Over the next few weeks, my son started asking questions. Not in bursts, but steadily. About World War II. About enlistment ages. About what happened after soldiers came home. He wasn’t asking for homework. He was asking because he needed to understand.
One night, he asked, “Do you think people remember them enough?”
The question caught me off guard.
“I think we try,” I said. “But remembering takes effort. It takes choosing not to forget.”
He nodded. “I don’t want to forget.”
That was when I realized the real impact of that night wasn’t emotional. It was directional. It was shaping how he saw the world, his place in it, and the responsibility that comes with freedom.

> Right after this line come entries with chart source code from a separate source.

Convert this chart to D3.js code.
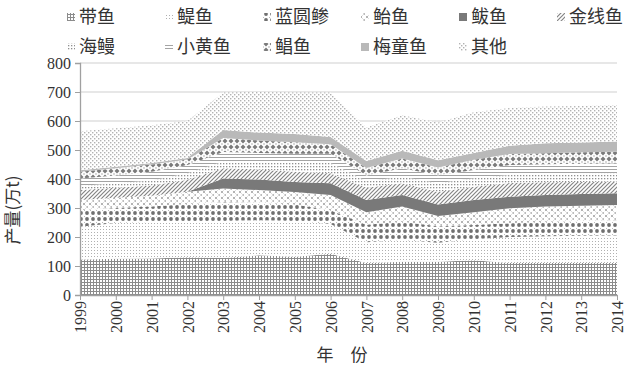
<!DOCTYPE html>
<html><head><meta charset="utf-8">
<script src="https://cdn.jsdelivr.net/npm/d3@7"></script>
<style>body{margin:0;background:#fff}</style>
</head><body><svg id="c" width="640" height="369"></svg>
<script>
const years = [1999,2000,2001,2002,2003,2004,2005,2006,2007,2008,2009,2010,2011,2012,2013,2014];
const seriesNames = ["带鱼","鳀鱼","蓝圆鲹","鲐鱼","鲅鱼","金线鱼","海鳗","小黄鱼","鲳鱼","梅童鱼","其他"];
const daiyu     = [122,125,126,130,128,137,132,142,110,115,115,120,110,110,110,110];
const tiyu      = [113,123,126,123,127,121,123,103, 72, 75, 65, 72, 90, 93, 94, 95];
const lanyuan   = [ 58, 52, 53, 61, 65, 60, 57, 47, 60, 63, 57, 49, 47, 50, 51, 52];
const taiyu     = [ 35, 35, 37, 42, 47, 44, 43, 53, 43, 52, 35, 44, 52, 52, 53, 53];
const bayu      = [  0,  0,  0,  0, 35, 36, 35, 40, 43, 40, 40, 43, 40, 40, 40, 41];
const jinxian   = [ 34, 35, 36, 41, 35, 35, 35, 35, 42, 40, 43, 45, 47, 44, 42, 40];
const haiman    = [ 14, 15, 17, 23, 23, 25, 30, 35, 22, 23, 30, 30, 28, 28, 28, 29];
const xiaohuang = [ 26, 27, 30, 28, 33, 32, 32, 32, 20, 29, 28, 28, 34, 34, 35, 34];
const changyu   = [ 23, 25, 25, 19, 48, 43, 40, 33, 26, 34, 27, 35, 38, 38, 39, 40];
const meitong   = [  5,  5,  5,  5, 28, 27, 28, 25, 24, 26, 25, 24, 29, 34, 34, 35];
const qita      = [135,133,130,128,129,140,143,153,116,123,130,140,130,127,126,126];
const yTicks = [0,100,200,300,400,500,600,700,800];

const seriesValues = [daiyu,tiyu,lanyuan,taiyu,bayu,jinxian,haiman,xiaohuang,changyu,meitong,qita];
const table = years.map((y,i)=>{const r={year:y}; seriesNames.forEach((n,k)=>r[n]=seriesValues[k][i]); return r;});

const svg = d3.select("#c");
const defs = svg.append("defs");
function pat(id,w,h,build){
  const p = defs.append("pattern").attr("id",id).attr("patternUnits","userSpaceOnUse").attr("width",w).attr("height",h);
  p.append("rect").attr("width",w).attr("height",h).attr("fill","#fff");
  build(p); return "url(#"+id+")";
}
const fills = [
  pat("p0",3,3,p=>{p.append("rect").attr("width",3).attr("height",1).attr("fill","#8c8c8c");p.append("rect").attr("width",1).attr("height",3).attr("fill","#8c8c8c");}),
  pat("p1",3,3,p=>{p.append("rect").attr("x",1).attr("y",1).attr("width",1).attr("height",1).attr("fill","#b0b0b0");}),
  pat("p2",6,6,p=>{p.append("circle").attr("cx",3).attr("cy",3).attr("r",1.9).attr("fill","#707070");p.append("rect").attr("x",0).attr("y",0).attr("width",1).attr("height",1).attr("fill","#bbb");}),
  pat("p3",6,6,p=>{p.append("path").attr("d","M0,6L6,0M0,0L6,6").attr("stroke","#b4b4b4").attr("stroke-width",1).attr("stroke-dasharray","2,1.5");}),
  "#797979",
  pat("p5",4,4,p=>{p.append("path").attr("d","M-1,1L1,-1M0,4L4,0M3,5L5,3").attr("stroke","#858585").attr("stroke-width",1.2);}),
  pat("p6",3,3,p=>{p.append("rect").attr("x",1).attr("y",1).attr("width",1.3).attr("height",1.3).attr("fill","#8f8f8f");}),
  pat("p7",3,3,p=>{p.append("rect").attr("x",0).attr("y",1).attr("width",3).attr("height",0.9).attr("fill","#9a9a9a");}),
  pat("p8",6,6,p=>{p.append("path").attr("d","M3,0.5L5.5,3L3,5.5L0.5,3Z").attr("fill","#7a7a7a");p.append("path").attr("d","M0,0L0.8,0L0,0.8Z M6,0L5.2,0L6,0.8Z M0,6L0.8,6L0,5.2Z M6,6L5.2,6L6,5.2Z").attr("fill","#7a7a7a");}),
  "#b9b9b9",
  pat("p10",4,4,p=>{p.append("rect").attr("x",0).attr("y",0).attr("width",1.4).attr("height",1.4).attr("fill","#b2b2b2");p.append("rect").attr("x",2).attr("y",2).attr("width",1.4).attr("height",1.4).attr("fill","#b2b2b2");})
];

const x0=80,x1=617,yTop=63,yBot=295;
const x = d3.scalePoint().domain(years).range([x0,x1]);
const y = d3.scaleLinear().domain([0,800]).range([yBot,yTop]);

svg.append("g").selectAll("line").data(yTicks.filter(d=>d>0)).join("line")
  .attr("x1",x0).attr("x2",x1).attr("y1",d=>y(d)).attr("y2",d=>y(d))
  .attr("stroke","#cfcfcf").attr("stroke-width",1.2);

const stack = d3.stack().keys(seriesNames)(table);
const area = d3.area().x(d=>x(d.data.year)).y0(d=>y(d[0])).y1(d=>y(d[1]));
svg.append("g").selectAll("path").data(stack).join("path")
  .attr("d",area).attr("fill",(d,i)=>fills[i]);

const ya = svg.append("g").attr("transform",`translate(${x0},0)`)
  .call(d3.axisLeft(y).tickValues(yTicks).tickSize(5).tickPadding(4));
ya.select(".domain").attr("stroke","#a0a0a0").attr("stroke-width",1.3);
ya.selectAll(".tick line").attr("stroke","#a0a0a0");
ya.selectAll("text").attr("font-family","Liberation Serif").attr("font-size",16).attr("fill","#333");

const xa = svg.append("g").attr("transform",`translate(0,${yBot})`)
  .call(d3.axisBottom(x).tickSize(5).tickSizeOuter(0));
xa.select(".domain").attr("stroke","#a0a0a0").attr("stroke-width",1.3);
xa.selectAll(".tick line").attr("stroke","#a0a0a0");
xa.selectAll("text").attr("font-family","Liberation Serif").attr("font-size",16).attr("fill","#333")
  .attr("transform","rotate(-90)").attr("text-anchor","end").attr("dy","0.35em").attr("x",-6).attr("y",0);

svg.append("text").attr("transform","translate(19,210) rotate(-90)").attr("text-anchor","middle")
  .attr("font-family","Noto Sans CJK SC").attr("font-size",17).attr("fill","#333").text("产量(万t)");
svg.append("text").attr("x",342).attr("y",361).attr("text-anchor","middle")
  .attr("font-family","Noto Sans CJK SC").attr("font-size",17).attr("fill","#333").text("年　份");

const leg = svg.append("g");
seriesNames.forEach((n,i)=>{
  const row = i<6?0:1, col = i<6?i:i-6;
  const lx = 67 + col*98, ly = row===0?17:47;
  const g = leg.append("g").attr("transform",`translate(${lx},${ly})`);
  g.append("rect").attr("x",0).attr("y",-4).attr("width",8).attr("height",8).attr("fill",fills[i]);
  g.append("text").attr("x",12).attr("y",0).attr("dy","0.35em").attr("font-family","Noto Sans CJK SC")
    .attr("font-size",18).attr("fill","#333").text(n);
});
</script></body></html>
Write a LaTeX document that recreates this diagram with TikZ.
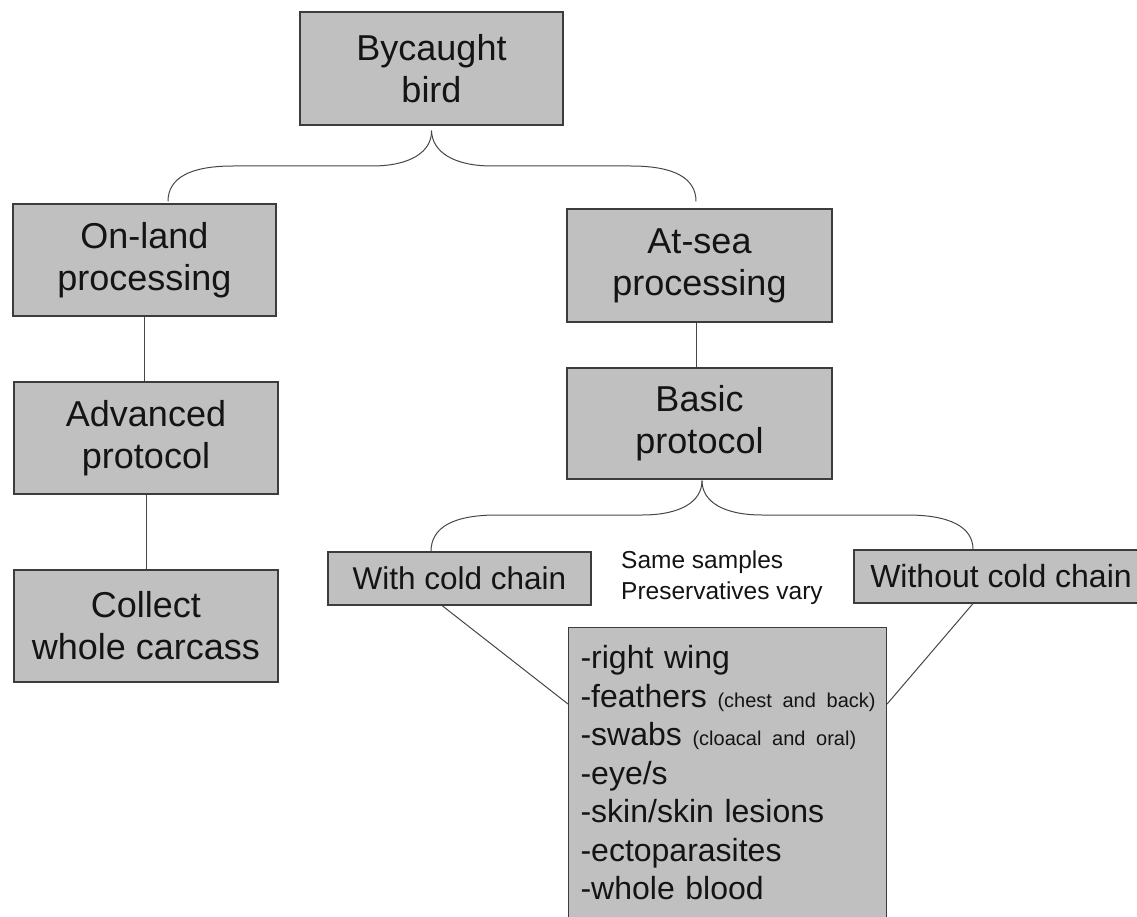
\documentclass[tikz,border=0pt]{standalone}
\usepackage{fontspec}
\setmainfont{Liberation Sans}
\usetikzlibrary{calc}
\definecolor{boxfill}{RGB}{192,192,192}
\definecolor{boxline}{RGB}{60,60,60}
\definecolor{connc}{RGB}{70,70,70}
\definecolor{textc}{RGB}{20,20,20}
\newcommand{\paren}[1]{{\fontsize{20}{20}\selectfont #1}}
\begin{document}
\begin{tikzpicture}[x=1pt,y=-1pt,
  box/.style={draw=boxline, fill=boxfill, line width=1.1pt, inner sep=0pt,
    align=center, text=textc, font=\fontsize{36}{42}\selectfont},
  smallbox/.style={box, font=\fontsize{31.5}{36}\selectfont, minimum height=53pt},
  conn/.style={draw=connc, line width=1pt},
  notetext/.style={inner sep=0pt, align=left, text=textc, font=\fontsize{24.5}{31}\selectfont}]
\useasboundingbox (0,0) rectangle (1137,917);
\clip (0,0) rectangle (1137,917);

% boxes
\node[box, minimum width=263pt, minimum height=113pt] (bird) at (431.5,68.5) {Bycaught\\bird};
\node[box, minimum width=263pt, minimum height=112pt] (onland) at (144.5,260) {On-land\\processing};
\node[box, minimum width=264pt, minimum height=112pt] (adv) at (146,438) {Advanced\\protocol};
\node[box, minimum width=264pt, minimum height=112pt] (collect) at (146,626) {Collect\\whole carcass};
\node[box, minimum width=265pt, minimum height=113pt] (atsea) at (699.5,265.5) {At-sea\\processing};
\node[box, minimum width=265pt, minimum height=111pt] (basic) at (699.5,423.5) {Basic\\protocol};
\node[smallbox, minimum width=263pt] (with) at (459.5,578.5) {With cold chain};
\node[smallbox, minimum width=294pt, font=\fontsize{32}{36}\selectfont] (without) at (1001,576.5) {Without cold chain};
\node[notetext, anchor=north west] (note) at (621,551) {Same samples\\Preservatives vary};
\node[box, anchor=north west, align=left, inner xsep=12pt, inner ysep=18pt, text width=294pt,
      font=\fontsize{32}{38.5}\selectfont] (samples) at (568,627)
  {\mbox{-right wing}\\
   \mbox{-feathers \paren{(chest and back)}}\\
   \mbox{-swabs \paren{(cloacal and oral)}}\\
   \mbox{-eye/s}\\
   \mbox{-skin/skin lesions}\\
   \mbox{-ectoparasites}\\
   \mbox{-whole blood}};

% brace from Bycaught bird
\coordinate (t1) at ([yshift=-5pt]bird.south);
\coordinate (b1L) at ([xshift=23.5pt,yshift=2pt]onland.north);
\coordinate (b1R) at ([xshift=-3.5pt,yshift=7pt]atsea.north);
\draw[conn] (t1) .. controls (432,152) and (410,166) .. (372,166) -- (233,166)
  .. controls (190,166) and (168,178) .. (b1L);
\draw[conn] (t1) .. controls (432,152) and (454,166) .. (492,166) -- (631,166)
  .. controls (674,166) and (696,178) .. (b1R);

% brace from Basic protocol
\coordinate (t2) at ([xshift=2.5pt,yshift=-1pt]basic.south);
\coordinate (b2L) at ([xshift=-28.5pt]with.north);
\coordinate (b2R) at ([xshift=-28pt]without.north);
\draw[conn] (t2) .. controls (702,502) and (680,515) .. (642,515) -- (497,515)
  .. controls (454,515) and (431,527) .. (b2L);
\draw[conn] (t2) .. controls (702,502) and (724,515) .. (762,515) -- (907,515)
  .. controls (950,515) and (973,527) .. (b2R);

% straight connectors
\draw[conn] (onland.south) -- (onland.south |- adv.north);
\draw[conn] (adv.south) -- (adv.south |- collect.north);
\draw[conn] ([xshift=-3.5pt]atsea.south) -- ([xshift=-3.5pt]atsea.south |- basic.north);
\draw[conn] ([xshift=-17.5pt]with.south) -- ([yshift=-77pt]samples.north west);
\draw[conn] ([xshift=-28pt]without.south) -- ([yshift=-77pt]samples.north east);
\end{tikzpicture}
\end{document}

A month later, we attended a local Veterans Day ceremony. Smaller than the school event. No reporters. No stage lights. Just folding chairs, a flag, and a handful of older men and women standing a little straighter when the anthem played.
My son stood beside me, hands at his sides, serious. When it was over, he walked up to one of the veterans and shook his hand. He didn’t say much. Just “Thank you for your service.” But he said it like he meant it.
The veteran smiled and squeezed his shoulder.
I thought about how easily moments like this can be missed. How often we rush past them, distracted by our schedules and screens. And how much quieter our world becomes when we slow down long enough to listen.

That night, my son left his bedroom door open. I passed by and saw him sitting at his desk, writing something by hand. Not typing. Writing. When I asked what he was doing, he said he was trying to put into words what that night at the school had meant to him.
“I don’t know if I’ll ever finish it,” he said. “But I want to try.”
I smiled and left him to it.
Years from now, the names Thomas Berg and Thomas “Tom” Hart MacElwee may not be familiar to everyone. The auditorium may be renovated. The chairs replaced. The recording archived somewhere few will look.
But that night will live on in quieter ways.
In the way my son sits a little straighter.
In the way he listens more carefully.
In the way he understands that freedom is not abstract, but earned.
And one day, when someone asks him what shaped the way he sees the world, I hope he remembers two old men at a podium, an elderly woman who finally got to say thank you, and a room full of people who understood, if only for an evening, what it truly means to owe something to those who came before us.

Because someday, there will be no more living voices left to tell these stories firsthand.
And when that day comes, it will be up to us to remember.